Entrambe le donne sono quindi sia veicolo di rinascita che ostacolo alla piena realizzazione maschile del loro compagno, ed entrambe agiscono non per generosità e forse neppure per amore, ma per un proprio tornaconto: Edie vuole una vita da palizzata bianca, da gestire in tutti i dettagli, compresi quelli sessuali ed emotivi; Anna vuole la figlia che la natura le ha negato. Nell’universo imperfetto di Cronenberg (che poi rispecchia quello in cui viviamo) non ci sono eroi, o eroine, senza macchia, e l’ambiguità delle intenzioni determina il corso delle azioni, in un modo che sfugge alla percezione cosciente dei personaggi, ma proprio per questo è credibile e, per lo spettatore, riconoscibile.
Tom e Nikolai devono, per richiamo istintivo, recuperare (Tom) o mantenere vive (Nikolai) le proprie caratteristiche “maschili” difendendole dall’abbraccio ri-generatore ma potenzialmente soffocante delle loro donne, perpetuando quella propensione alla violenza che ha da sempre segnato la Storia degli uomini (di qui il titolo A History of Violence, per un film che apparentemente narra una vicenda privata) per non perdere del tutto quella virilità che il femminile nobilita ma anche minaccia, quando la sua componente “materna” non si limita a generare ma prende il sopravvento nel rapporto di coppia.
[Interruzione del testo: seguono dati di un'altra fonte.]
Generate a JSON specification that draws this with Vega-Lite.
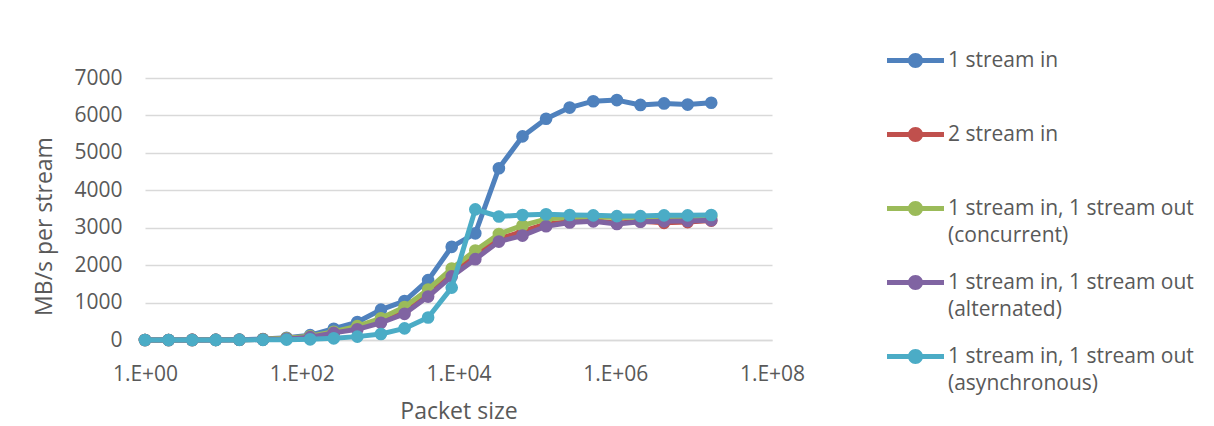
{
  "$schema": "https://vega.github.io/schema/vega-lite/v6.json",
  "width": 627,
  "height": 262,
  "autosize": {"type": "none"},
  "padding": {"left": 145, "top": 78, "right": 442, "bottom": 86},
  "background": "white",
  "config": {"view": {"stroke": null}, "font": "Open Sans"},
  "datasets": {
    "raw": [
      {"size":1,"s1":0,"s2":0,"s3":0,"s4":0,"s5":0},
      {"size":2,"s1":1,"s2":1,"s3":1,"s4":1,"s5":0},
      {"size":4,"s1":2,"s2":2,"s3":2,"s4":2,"s5":1},
      {"size":8,"s1":4,"s2":4,"s3":4,"s4":3,"s5":2},
      {"size":16,"s1":8,"s2":7,"s3":7,"s4":6,"s5":3},
      {"size":32,"s1":25,"s2":15,"s3":18,"s4":12,"s5":5},
      {"size":64,"s1":60,"s2":40,"s3":45,"s4":30,"s5":10},
      {"size":128,"s1":130,"s2":85,"s3":100,"s4":75,"s5":18},
      {"size":256,"s1":300,"s2":200,"s3":220,"s4":190,"s5":45},
      {"size":512,"s1":480,"s2":330,"s3":370,"s4":285,"s5":90},
      {"size":1024,"s1":810,"s2":520,"s3":580,"s4":460,"s5":160},
      {"size":2048,"s1":1040,"s2":790,"s3":880,"s4":700,"s5":310},
      {"size":4096,"s1":1600,"s2":1250,"s3":1350,"s4":1160,"s5":600},
      {"size":8192,"s1":2490,"s2":1800,"s3":1910,"s4":1700,"s5":1400},
      {"size":16384,"s1":2850,"s2":2270,"s3":2390,"s4":2160,"s5":3490},
      {"size":32768,"s1":4590,"s2":2700,"s3":2830,"s4":2630,"s5":3300},
      {"size":65536,"s1":5440,"s2":2900,"s3":3060,"s4":2790,"s5":3340},
      {"size":131072,"s1":5910,"s2":3100,"s3":3230,"s4":3040,"s5":3360},
      {"size":262144,"s1":6210,"s2":3160,"s3":3280,"s4":3140,"s5":3340},
      {"size":524288,"s1":6380,"s2":3190,"s3":3290,"s4":3170,"s5":3330},
      {"size":1048576,"s1":6410,"s2":3120,"s3":3270,"s4":3100,"s5":3310},
      {"size":2097152,"s1":6280,"s2":3170,"s3":3280,"s4":3160,"s5":3310},
      {"size":4194304,"s1":6320,"s2":3130,"s3":3290,"s4":3170,"s5":3330},
      {"size":8388608,"s1":6290,"s2":3150,"s3":3290,"s4":3180,"s5":3330},
      {"size":16777216,"s1":6340,"s2":3190,"s3":3300,"s4":3200,"s5":3340}
    ]
  },
  "data": {"name": "raw"},
  "transform": [
    {"fold": ["s1", "s2", "s3", "s4", "s5"], "as": ["key", "mbps"]},
    {"lookup": "key", "from": {"data": {"values": [
      {"key": "s1", "series": "1 stream in"},
      {"key": "s2", "series": "2 stream in"},
      {"key": "s3", "series": "1 stream in, 1 stream out (concurrent)"},
      {"key": "s4", "series": "1 stream in, 1 stream out (alternated)"},
      {"key": "s5", "series": "1 stream in, 1 stream out (asynchronous)"}
    ]}, "key": "key", "fields": ["series"]}}
  ],
  "encoding": {
    "x": {
      "field": "size", "type": "quantitative",
      "scale": {"type": "log", "domain": [1, 100000000], "nice": false},
      "axis": {
        "title": "Packet size",
        "values": [1, 100, 10000, 1000000, 100000000],
        "labelExpr": "'1.E+0' + format(log(datum.value)/LN10, '.0f')",
        "grid": false, "ticks": false,
        "domain": true, "domainColor": "#D9D9D9", "domainWidth": 1.5,
        "labelPadding": 23, "labelFontSize": 21, "labelColor": "#595959", "labelFont": "Open Sans",
        "labelFlush": false, "labelOverlap": false,
        "titleFont": "Open Sans", "titleFontSize": 23, "titleColor": "#595959", "titleFontWeight": "normal",
        "titleY": 78, "titleBaseline": "alphabetic"
      }
    },
    "y": {
      "field": "mbps", "type": "quantitative",
      "scale": {"domain": [0, 7000], "nice": false},
      "axis": {
        "title": "MB/s per stream",
        "values": [0, 1000, 2000, 3000, 4000, 5000, 6000, 7000],
        "format": "d",
        "grid": true, "gridColor": "#D9D9D9", "gridWidth": 1.5,
        "domain": false, "ticks": false,
        "labelPadding": 23, "labelFontSize": 21, "labelColor": "#595959", "labelFont": "Open Sans",
        "titleFont": "Open Sans", "titleFontSize": 23, "titleColor": "#595959", "titleFontWeight": "normal",
        "titleX": -94, "titleY": 148, "titleAngle": -90, "titleAlign": "center", "titleBaseline": "alphabetic"
      }
    },
    "color": {
      "field": "series", "type": "nominal",
      "scale": {
        "domain": ["1 stream in", "2 stream in", "1 stream in, 1 stream out (concurrent)", "1 stream in, 1 stream out (alternated)", "1 stream in, 1 stream out (asynchronous)"],
        "range": ["#4F81BD", "#C0504D", "#9BBB59", "#8064A2", "#4BACC6"]
      },
      "legend": {
        "orient": "none", "legendX": 760, "legendY": -28,
        "title": null, "padding": 0,
        "symbolType": "M-3.8,-0.333L3.8,-0.333L3.8,0.333L-3.8,0.333Z M-1,0A1,1 0 1,1 1,0A1,1 0 1,1 -1,0Z",
        "symbolSize": 225, "symbolStrokeWidth": 0,
        "labelFont": "Open Sans", "labelFontSize": 21, "labelColor": "#595959",
        "labelOffset": 22, "labelLimit": 400, "rowPadding": 25, "gridAlign": "all",
        "labelExpr": "indexof(datum.label, ' (') > 0 ? [slice(datum.label, 0, indexof(datum.label, ' (')), slice(datum.label, indexof(datum.label, ' (') + 1)] : [datum.label, '']",
        "encode": {
          "symbols": {"update": {"fill": {"scale": "color", "field": "value"}, "opacity": {"value": 1}}},
          "labels": {"update": {"lineHeight": {"value": 27}}}
        }
      }
    }
  },
  "layer": [
    {"transform": [{"filter": "datum.key === 's1'"}], "mark": {"type": "line", "strokeWidth": 5, "strokeJoin": "round", "strokeCap": "round", "point": {"filled": true, "size": 160, "opacity": 1}}},
    {"transform": [{"filter": "datum.key === 's2'"}], "mark": {"type": "line", "strokeWidth": 5, "strokeJoin": "round", "strokeCap": "round", "point": {"filled": true, "size": 160, "opacity": 1}}},
    {"transform": [{"filter": "datum.key === 's3'"}], "mark": {"type": "line", "strokeWidth": 5, "strokeJoin": "round", "strokeCap": "round", "point": {"filled": true, "size": 160, "opacity": 1}}},
    {"transform": [{"filter": "datum.key === 's4'"}], "mark": {"type": "line", "strokeWidth": 5, "strokeJoin": "round", "strokeCap": "round", "point": {"filled": true, "size": 160, "opacity": 1}}},
    {"transform": [{"filter": "datum.key === 's5'"}], "mark": {"type": "line", "strokeWidth": 5, "strokeJoin": "round", "strokeCap": "round", "point": {"filled": true, "size": 160, "opacity": 1}}}
  ]
}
In A History of Violence la rimonta di Tom, in quanto maschio, comincia con il recupero della sua capacità di perpetrare violenza fisica per autodifesa, e procede con l’applicazione di quella stessa violenza animalesca (in dosi minori, ovviamente, e mescolata alla tenerezza) al rapporto sessuale e sensuale con la moglie, per trasformarsi in un gesto di violenza estrema davanti al figlio (lezione esplicita del ruolo che la fisicità aggressiva gioca nell’identità maschile, incarnata in quel momento da Tom come padre e come maschio adulto) e nell’altro, altrettanto definitivo, nei confronti del fratello, poiché in A History of Violence, come in La promessa dell’assassino, l’identità maschile si delinea attraverso il raffronto diretto fra consanguinei: padri, figli, fratelli, veri o acquisiti.
E dunque in La promessa dell’assassino la minaccia alla virilità riguarda non solo il protagonista (che in una scena meravigliosamente recitata da Mortensen è costretto a «dimostrarsi uomo» violando una prostituta, mentre un altro uomo guarda), ma anche e soprattutto il suo giovane capo Kirill (Vincent Cassel), la cui latente omosessualità è continuamente sottolineata sia dalla mascolinità prevaricatrice del padre Seymon (l’inquietante Armin Mueller-Stahl, sicuramente rimasto nella memoria di Cronenberg per la sua interpretazione in Music Box di Costa-Gavras) che dall’attrazione-rivalità proprio con Tom, il figlio che Seymon vorrebbe. E almeno due volte nel film la virilità di Nikolai è letteralmente messa a nudo: durante la già citata scena dell’iniziazione, e durante il mortale corpo a corpo con due killer ceceni (vestiti da capo a piedi) nella sauna, laddove tutta la vulnerabilità maschile di Mortensen è esposta in piena vista, in una performance che non si può non definire eroica (oltre che erotica).